With just two more days until Election Day, PredictIt now has Kamala Harris in the lead, with a contract that has her winning priced at 54 cents on Sunday, up from 46 cents on Tuesday and 42 cents a week ago. Trump’s winning contract is now priced at 51 cents, down from 60 cents on Tuesday.

According to Kalshi, Trump’s odds of winning were at 51% on Sunday with Harris at 49%. That’s down sharply from Tuesday, when Trump was as high as 64.6% and Harris was as low as 35.4%.

Similarly, the new IBKR Forecast Trader from Interactive Brokers put Trump’s odds at 54% on Sunday, down from 68% on Tuesday. Harris jumped as high as 54% on Sunday before easing to 48% later in the day—both up from 37% on Tuesday.

The Harris surge was so dramatic on IBKR that Thomas Peterffy, the founder and chairman of Interactive Brokers, put out a statement on Friday commenting on it.

“Last night, Kamala Harris engineered a surprisingly ferocious comeback on IBKR’s ForecastTrader platform,” he said, noting that an 8-point surge in one day was backed by trading volume of about $40 million.

While skeptics of prediction markets have warned that they are vulnerable to manipulation, he said doing so is a crime and is unlikely to have caused the sudden improvement in Harris’s odds on IBKR. Instead, Peterffy attributed it to reporting on news events.

According to Thomas Miller, a data scientist at Northwestern University, a turning point came last Sunday during Trump’s rally at Madison Square Garden. That’s when comedian Tony Hinchcliffe called Puerto Rico “a floating island of garbage in the middle of the ocean,” sparking a massive backlash that continued throughout the week.

He told Fortune recently that since the rally, Trump has been suffering an historic collapse that could result in Harris winning the election.

Also bolstering Harris’s prospects was Saturday’s closely watched Des Moines Register/Mediacom Iowa Poll conducted by Selzer & Co. that showed Harris leading Trump 47% to 44% among likely voters.

That’s flipped from September, when the poll showed Trump with a 4-point lead over Harris, and could signal growing support for Harris elsewhere in the region, like the key swing states of Wisconsin, Michigan, and Pennsylvania.

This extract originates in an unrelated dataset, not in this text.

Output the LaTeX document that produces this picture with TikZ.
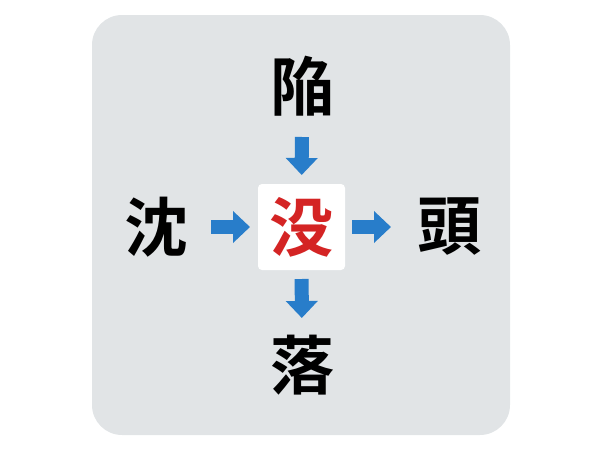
\documentclass[tikz,border=0pt]{standalone}
\usepackage{fontspec}
\newfontfamily\cjk{Noto Sans CJK JP}[BoldFont={* Bold}]
\usetikzlibrary{arrows.meta}

\definecolor{panelgray}{RGB}{225,228,230}
\definecolor{arrowblue}{RGB}{40,125,202}
\definecolor{kanjired}{RGB}{212,36,36}

\tikzset{
    kanji/.style={font=\cjk\bfseries\fontsize{64}{64}\selectfont, inner sep=0pt},
    arr/.style={line width=14pt, arrowblue, -{Triangle[length=17pt,width=31pt]}}
}

\begin{document}
\begin{tikzpicture}[x=1pt,y=-1pt]

    \useasboundingbox (0,0) rectangle (600,450);
    \fill [panelgray, rounded corners=30pt] (92,15) rectangle (510,435);

    \node [kanji, fill=white, text=kanjired, minimum width=87pt, minimum height=86pt,
           rounded corners=4pt] (mo) at (301.5,227) {没};
    \node [kanji] (kan)  at (302,86)  {陥};
    \node [kanji] (chin) at (156,227) {沈};
    \node [kanji] (tou)  at (449,227) {頭};
    \node [kanji] (raku) at (302,365) {落};

    \draw [arr, shorten <=51pt, shorten >=52pt] (kan.center) -- (mo.center);
    \draw [arr, shorten <=55pt, shorten >=51.5pt] (chin.center) -- (mo.center);
    \draw [arr, shorten <=50.5pt, shorten >=58pt] (mo.center) -- (tou.center);
    \draw [arr, shorten <=52pt, shorten >=47pt] (mo.center) -- (raku.center);

\end{tikzpicture}
\end{document}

And on Sunday morning, the New York Times/Siena College poll of battleground states showed that the race is still close but with last-minute deciders breaking toward Harris.

Still, the recent twists come after a month of largely positive polling data for Trump while more than 70 million voters have already cast their ballots.

The latest polling analysis from 538 gives Trump a 53-in-100 chance of winning the election versus 47 out of 100 for Harris, which is the same as a week ago.

And José Torres, senior economist at Interactive Brokers, wrote in a note on Friday that a Republican sweep of the White House, Senate, and House of Representatives is still narrowly favored in the IBKR forecasting model.